Directive: Show every line where "this" occurs.

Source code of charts
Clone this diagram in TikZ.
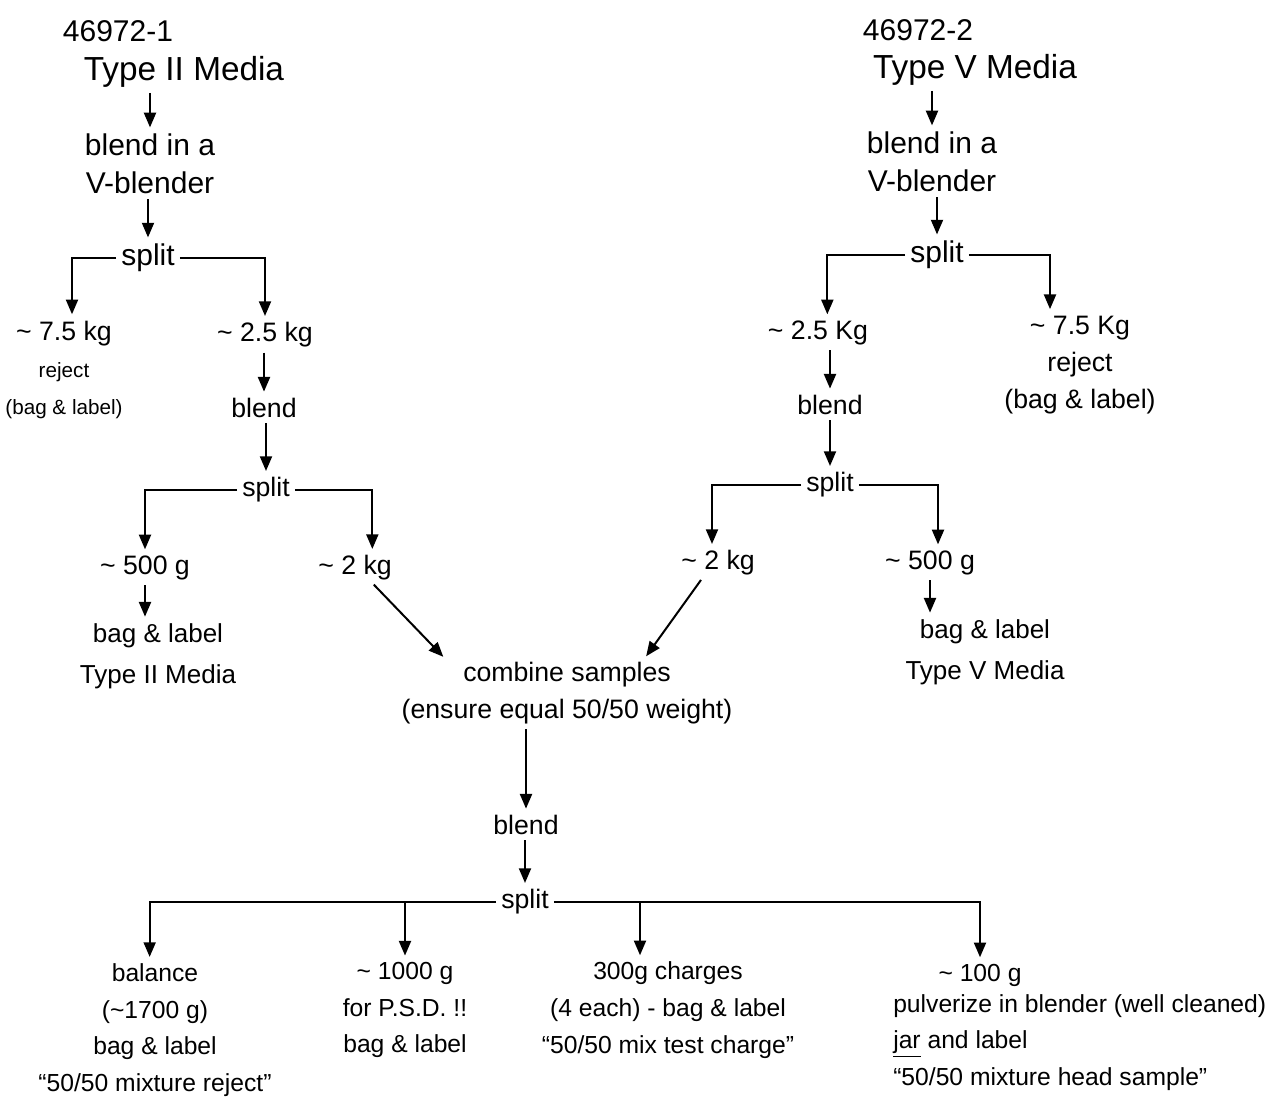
\documentclass[tikz,border=0pt]{standalone}
\usepackage{fontspec}
\setmainfont{Liberation Sans}
\usepackage{tikz}
\usetikzlibrary{arrows.meta}

\newcommand{\tld}{\textasciitilde}
\newcommand{\tinyline}[1]{{\fontsize{15.5}{26}\selectfont #1}}

\begin{document}
\begin{tikzpicture}[x=0.75pt,y=0.75pt,yscale=-1,xscale=1,
    txt/.style={inner sep=0.75pt, align=center, font=\fontsize{20}{28}\selectfont},
    big/.style={txt, font=\fontsize{22.5}{28.5}\selectfont},
    head/.style={txt, font=\fontsize{25}{28.5}\selectfont},
    small/.style={txt, font=\fontsize{18.5}{27.5}\selectfont},
    bagtxt/.style={txt, font=\fontsize{19.5}{31}\selectfont},
    flow/.style={-{Triangle[length=11pt,width=9pt]}, line width=1.5pt, shorten >=4pt, shorten <=3pt},
    tee/.style={flow, shorten <=0pt}]
    \useasboundingbox (0,0) rectangle (1280,1111);

    % left feed
    \node[big] (idA) at (118,31) {46972-1};
    \node[head] (typeA) at (184,72) {Type II Media};
    \node[big] (blendA) at (150,164) {blend in a\\V-blender};
    \node[big] (splitA) at (148,258) {split};
    \node[txt] (rejA) at (64,370) {\tld\ 7.5 kg\\\tinyline{reject}\\\tinyline{(bag \& label)}};
    \node[txt] (kgA) at (265,335) {\tld\ 2.5 kg};
    \node[txt] (blendA2) at (264,408) {blend};
    \node[txt] (splitA2) at (266,490) {split};
    \node[txt] (gA) at (145,568) {\tld\ 500 g};
    \node[txt] (kg2A) at (355,568) {\tld\ 2 kg};
    \node[bagtxt] (bagA) at (158,656) {bag \& label\\Type II Media};

    \draw[flow] (typeA.south -| blendA.north) -- (blendA.north);
    \draw[flow] (blendA.south -| splitA.north) -- (splitA.north);
    \draw[flow] (splitA.west) -| ([xshift=6pt]rejA.north);
    \draw[flow] (splitA.east) -| (kgA.north);
    \draw[flow] (kgA.south -| blendA2.north) -- (blendA2.north);
    \draw[flow] (blendA2.south -| splitA2.north) -- (splitA2.north);
    \draw[flow] (splitA2.west) -| (gA.north);
    \draw[flow] (splitA2.east) -| ([xshift=13pt]kg2A.north);
    \draw[flow] (gA.south) -- (gA.south |- bagA.north);

    % right feed
    \node[big] (idB) at (918,30) {46972-2};
    \node[head] (typeB) at (975,70) {Type V Media};
    \node[big] (blendB) at (932,162) {blend in a\\V-blender};
    \node[big] (splitB) at (937,255) {split};
    \node[txt] (kgB) at (818,333) {\tld\ 2.5 Kg};
    \node[txt] (rejB) at (1080,365) {\tld\ 7.5 Kg\\reject\\(bag \& label)};
    \node[txt] (blendB2) at (830,405) {blend};
    \node[txt] (splitB2) at (830,485) {split};
    \node[txt] (kg2B) at (718,563) {\tld\ 2 kg};
    \node[txt] (gB) at (930,563) {\tld\ 500 g};
    \node[bagtxt] (bagB) at (985,652) {bag \& label\\Type V Media};

    \draw[flow] (typeB.south -| blendB.north) -- (blendB.north);
    \draw[flow] (blendB.south -| splitB.north) -- (splitB.north);
    \draw[flow] (splitB.west) -| ([xshift=7pt]kgB.north);
    \draw[flow] (splitB.east) -| ([xshift=-22.5pt]rejB.north);
    \draw[flow] (kgB.south -| blendB2.north) -- (blendB2.north);
    \draw[flow] (blendB2.south -| splitB2.north) -- (splitB2.north);
    \draw[flow] (splitB2.west) -| ([xshift=-4.5pt]kg2B.north);
    \draw[flow] (splitB2.east) -| ([xshift=6pt]gB.north);
    \draw[flow] (gB.south) -- (gB.south |- bagB.north);

    % mixture
    \node[txt] (combine) at (567,693) {combine samples\\(ensure equal 50/50 weight)};
    \node[txt] (blendC) at (526,825) {blend};
    \node[txt] (splitC) at (525,902) {split};
    \node[small] (balC) at (155,1030) {balance\\(\tld 1700 g)\\bag \& label\\``50/50 mixture reject''};
    \node[small] (psdC) at (405,1010) {\tld\ 1000 g\\for P.S.D.\ !!\\bag \& label};
    \node[small] (chgC) at (668,1010) {300g charges\\(4 each) - bag \& label\\``50/50 mix test charge''};
    \node[small] (gC) at (980,975) {\tld\ 100 g};
    \node[small, anchor=north west, align=left] (pulC) at (892,993) {pulverize in blender (well cleaned)\\\underline{jar} and label\\``50/50 mixture head sample''};

    \draw[flow] ([xshift=12pt]kg2A.south) -- ([xshift=-90pt]combine.north);
    \draw[flow] ([xshift=-11pt]kg2B.south) -- ([xshift=57pt]combine.north);
    \draw[flow] (combine.south -| blendC.north) -- (blendC.north);
    \draw[flow] (blendC.south -| splitC.north) -- (splitC.north);
    \draw[flow] (splitC.west) -| ([xshift=-4pt]balC.north);
    \draw[flow] (splitC.east) -| (gC.north);
    \draw[tee] (psdC.north |- splitC.west) -- (psdC.north);
    \draw[tee] ([xshift=-21pt]chgC.north |- splitC.east) -- ([xshift=-21pt]chgC.north);
\end{tikzpicture}
\end{document}
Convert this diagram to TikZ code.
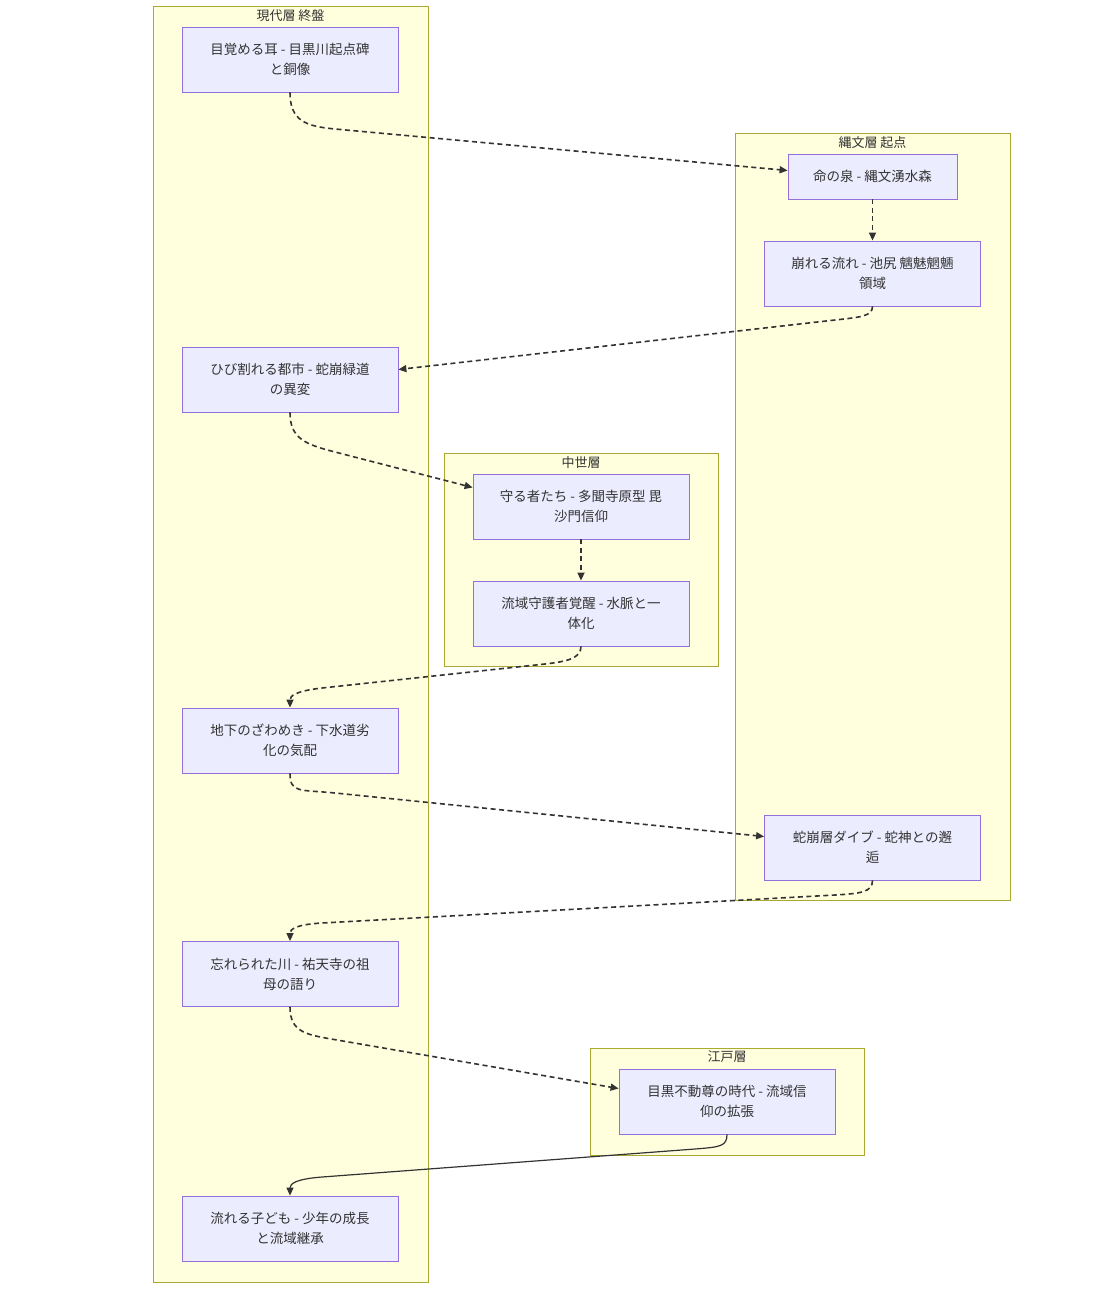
\documentclass[tikz,border=0pt]{standalone}
\usepackage{fontspec}
\setmainfont{Noto Sans CJK JP}
\usetikzlibrary{arrows.meta}
\definecolor{clfill}{HTML}{FFFFDE}
\definecolor{cldraw}{HTML}{AAAA33}
\definecolor{ndfill}{HTML}{ECECFF}
\definecolor{nddraw}{HTML}{9370DB}
\definecolor{txt}{HTML}{333333}
\tikzset{
  cluster/.style={fill=clfill, draw=cldraw, line width=0.8pt},
  cllabel/.style={text=txt, font=\fontsize{13}{16}\selectfont, inner sep=0pt},
  box/.style={fill=ndfill, draw=nddraw, line width=0.8pt, text=txt, align=center,
     font=\fontsize{13.5}{20}\selectfont, minimum width=216pt, minimum height=65pt, inner sep=0pt},
  flow/.style={draw=txt, line width=1.6pt, dash pattern=on 5pt off 3.5pt, -{Triangle[length=8pt,width=7pt]}},
  solidflow/.style={draw=txt, line width=1.2pt, -{Triangle[length=8pt,width=7pt]}}
}
\begin{document}
\begin{tikzpicture}[x=1pt,y=-1pt]
\useasboundingbox[fill=white] (0,0) rectangle (1101,1295);
% clusters
\draw[cluster] (153,6) rectangle (428,1282);
\node[cllabel] (c1) at (290.5,16) {現代層 終盤};
\draw[cluster] (735,133) rectangle (1010,900);
\node[cllabel] (c2) at (872.5,143) {縄文層 起点};
\draw[cluster] (444,453) rectangle (718,666);
\node[cllabel] (c3) at (581,463) {中世層};
\draw[cluster] (590,1048) rectangle (864,1155);
\node[cllabel] (c4) at (727,1057) {江戸層};
% nodes
\node[box] (A) at (290,59.5) {目覚める耳 - 目黒川起点碑\\と銅像};
\node[box, minimum width=169pt, minimum height=45pt] (B) at (872.5,176.5) {命の泉 - 縄文湧水森};
\node[box] (C) at (872.5,273.5) {崩れる流れ - 池尻 魑魅魍魎\\領域};
\node[box] (D) at (290,379.5) {ひび割れる都市 - 蛇崩緑道\\の異変};
\node[box] (E) at (581,506.5) {守る者たち - 多聞寺原型 毘\\沙門信仰};
\node[box] (F) at (581,613.5) {流域守護者覚醒 - 水脈と一\\体化};
\node[box] (G) at (290,740.5) {地下のざわめき - 下水道劣\\化の気配};
\node[box] (H) at (872.5,847.5) {蛇崩層ダイブ - 蛇神との邂\\逅};
\node[box] (I) at (290,974) {忘れられた川 - 祐天寺の祖\\母の語り};
\node[box] (J) at (727,1101.5) {目黒不動尊の時代 - 流域信\\仰の拡張};
\node[box] (K) at (290,1228.5) {流れる子ども - 少年の成長\\と流域継承};
% edges
\draw[flow] (A.south) .. controls +(0,28) and +(-30,-2.75) .. (335,129) -- ([yshift=6pt]B.west);
\draw[flow] (B.south) -- (C.north);
\draw[flow] (C.south) .. controls +(0,10) and +(25,-2.8) .. (835,320) -- ([yshift=10pt]D.east);
\draw[flow] (D.south) .. controls +(0,26) and +(-30,-7.7) .. (335,452) -- ([yshift=19pt]E.west);
\draw[flow] (E.south) -- (F.north);
\draw[flow] (F.south) .. controls +(0,12) and +(22,-2.5) .. (545,664) -- (322,688) .. controls +(-26,3) and +(0,-12) .. (G.north);
\draw[flow] (G.south) .. controls +(0,20) and +(-35,-3.5) .. (335,793) -- ([yshift=11pt]H.west);
\draw[flow] (H.south) .. controls +(0,12) and +(25,-1.5) .. (835,895) -- (322,923) .. controls +(-26,1.5) and +(0,-12) .. (I.north);
\draw[flow] (I.south) .. controls +(0,26) and +(-30,-5.2) .. (337,1040) -- ([yshift=13pt]J.west);
\draw[solidflow] (J.south) .. controls +(0,12) and +(25,-2) .. (695,1149) -- (322,1177) .. controls +(-26,2) and +(0,-12) .. (K.north);
\end{tikzpicture}
\end{document}
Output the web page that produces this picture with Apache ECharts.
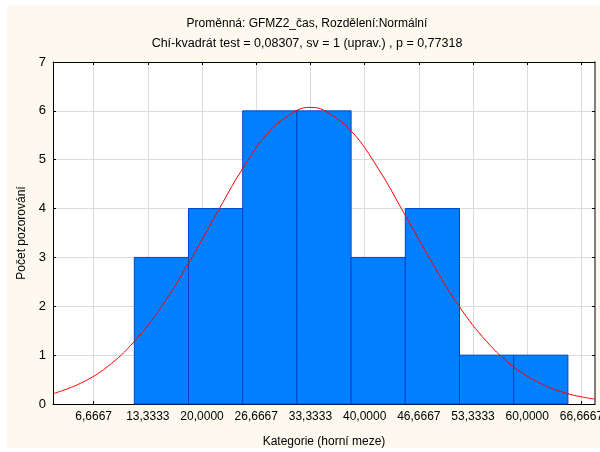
<!DOCTYPE html>
<html>
<head>
<meta charset="utf-8">
<script src="https://cdn.jsdelivr.net/npm/echarts@6/dist/echarts.min.js"></script>
<style>
  html, body { margin: 0; padding: 0; background: #ffffff; }
  #chart { width: 600px; height: 452px; }
</style>
</head>
<body>
<div id="chart"></div>
<script>
// Histogram of GFMZ2_čas with the expected normal curve
const xMin = 1.6667;
const xMax = 68.3333;
const xTickValues = [6.6667, 13.3333, 20.0, 26.6667, 33.3333, 40.0, 46.6667, 53.3333, 60.0, 66.6667];
const yTickMax = 7;

// class limits and observed counts
const binLower = [11.6667, 18.3333, 25.0, 31.6667, 38.3333, 45.0, 51.6667, 58.3333];
const binUpper = [18.3333, 25.0, 31.6667, 38.3333, 45.0, 51.6667, 58.3333, 65.0];
const counts = [3, 4, 6, 6, 3, 4, 1, 1];

// expected normal curve (points along the fitted line)
const curveX = [1.6667, 5.0, 8.3333, 11.6667, 15.0, 18.3333, 21.6667, 25.0, 28.3333, 31.6667,
                33.3333, 35.0, 38.3333, 41.6667, 45.0, 48.3333, 51.6667, 55.0, 58.3333, 61.6667,
                65.0, 68.3333];
const curveY = [0.21, 0.42, 0.76, 1.28, 1.99, 2.88, 3.86, 4.82, 5.59, 6.01,
                6.07, 6.01, 5.59, 4.82, 3.86, 2.88, 1.99, 1.28, 0.76, 0.42,
                0.21, 0.10];

const titleLine1 = 'Proměnná: GFMZ2_čas, Rozdělení:Normální';
const titleLine2 = 'Chí-kvadrát test = 0,08307, sv = 1 (uprav.) , p = 0,77318';
const xName = 'Kategorie (horní meze)';
const yName = 'Počet pozorování';

const FONT = 'Arial, "Liberation Sans", sans-serif';

const barData = binLower.map((lo, i) => [lo, binUpper[i], counts[i]]);
const curveData = curveX.map((x, i) => [x, curveY[i]]);

const chart = echarts.init(document.getElementById('chart'), null, { renderer: 'canvas' });

const fmt = v => v.toFixed(4).replace('.', ',');

chart.setOption({
  animation: false,
  backgroundColor: '#ffffff',
  graphic: {
    elements: [
      { type: 'rect', z: -100, silent: true,
        shape: { x: 7, y: 5, width: 593, height: 443 },
        style: { fill: '#FDF9EF' } },
      { type: 'text', z: 10, silent: true,
        style: { text: titleLine1, x: 307, y: 24, align: 'center', verticalAlign: 'middle',
                 font: '12px ' + FONT, fill: '#000' } },
      { type: 'text', z: 10, silent: true,
        style: { text: titleLine2, x: 307, y: 44, align: 'center', verticalAlign: 'middle',
                 font: '12.5px ' + FONT, fill: '#000' } }
    ]
  },
  grid: {
    left: 53, top: 62, width: 542, height: 342,
    outerBoundsMode: 'none', containLabel: false,
    show: true, backgroundColor: '#ffffff', borderWidth: 0
  },
  xAxis: [
    {
      type: 'value', position: 'bottom', min: xMin, max: xMax,
      name: xName, nameLocation: 'middle', nameGap: 32,
      nameTextStyle: { fontFamily: FONT, fontSize: 12, color: '#000' },
      axisLine: { show: true, onZero: false, lineStyle: { color: '#000', width: 1 } },
      axisTick: { show: true, inside: true, length: 3, customValues: xTickValues,
                  lineStyle: { color: '#000' } },
      axisLabel: { show: true, margin: 7, customValues: xTickValues, formatter: fmt,
                   hideOverlap: false, fontFamily: FONT, fontSize: 12, color: '#000' },
      splitLine: { show: true, lineStyle: { color: '#dcdcdc', width: 1 } }
    },
    {
      type: 'value', position: 'top', min: xMin, max: xMax,
      axisLine: { show: true, onZero: false, lineStyle: { color: '#000', width: 1 } },
      axisTick: { show: true, inside: true, length: 3, customValues: xTickValues,
                  lineStyle: { color: '#000' } },
      axisLabel: { show: false },
      splitLine: { show: false }
    }
  ],
  yAxis: [
    {
      type: 'value', position: 'left', min: 0, max: yTickMax, interval: 1,
      name: yName, nameLocation: 'middle', nameGap: 18,
      nameTextStyle: { fontFamily: FONT, fontSize: 12, color: '#000' },
      axisLine: { show: true, onZero: false, lineStyle: { color: '#000', width: 1 } },
      axisTick: { show: true, inside: true, length: 3, lineStyle: { color: '#000' } },
      axisLabel: { show: true, margin: 7, fontFamily: FONT, fontSize: 13, color: '#000' },
      splitLine: { show: true, lineStyle: { color: '#dcdcdc', width: 1 } }
    },
    {
      type: 'value', position: 'right', min: 0, max: yTickMax, interval: 1,
      axisLine: { show: true, onZero: false, lineStyle: { color: '#555', width: 1.5 } },
      axisTick: { show: true, inside: true, length: 3, lineStyle: { color: '#000' } },
      axisLabel: { show: false },
      splitLine: { show: false }
    }
  ],
  series: [
    {
      type: 'custom',
      xAxisIndex: 0, yAxisIndex: 0,
      data: barData,
      encode: { x: [0, 1], y: 2 },
      renderItem: function (params, api) {
        const p0 = api.coord([api.value(0), api.value(2)]);
        const p1 = api.coord([api.value(1), 0]);
        return {
          type: 'rect',
          shape: { x: p0[0], y: p0[1], width: p1[0] - p0[0], height: p1[1] - p0[1] },
          style: { fill: '#0080FF', stroke: '#0044C4', lineWidth: 1 }
        };
      },
      z: 2
    },
    {
      type: 'line',
      xAxisIndex: 0, yAxisIndex: 0,
      data: curveData,
      smooth: 0.4,
      showSymbol: false,
      lineStyle: { color: '#FF0000', width: 1 },
      z: 3
    }
  ]
});
</script>
</body>
</html>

Written answer:
Clone this diagram in TikZ.
Convert this diagram to TikZ code.
Output the web page that produces this picture with Apache ECharts.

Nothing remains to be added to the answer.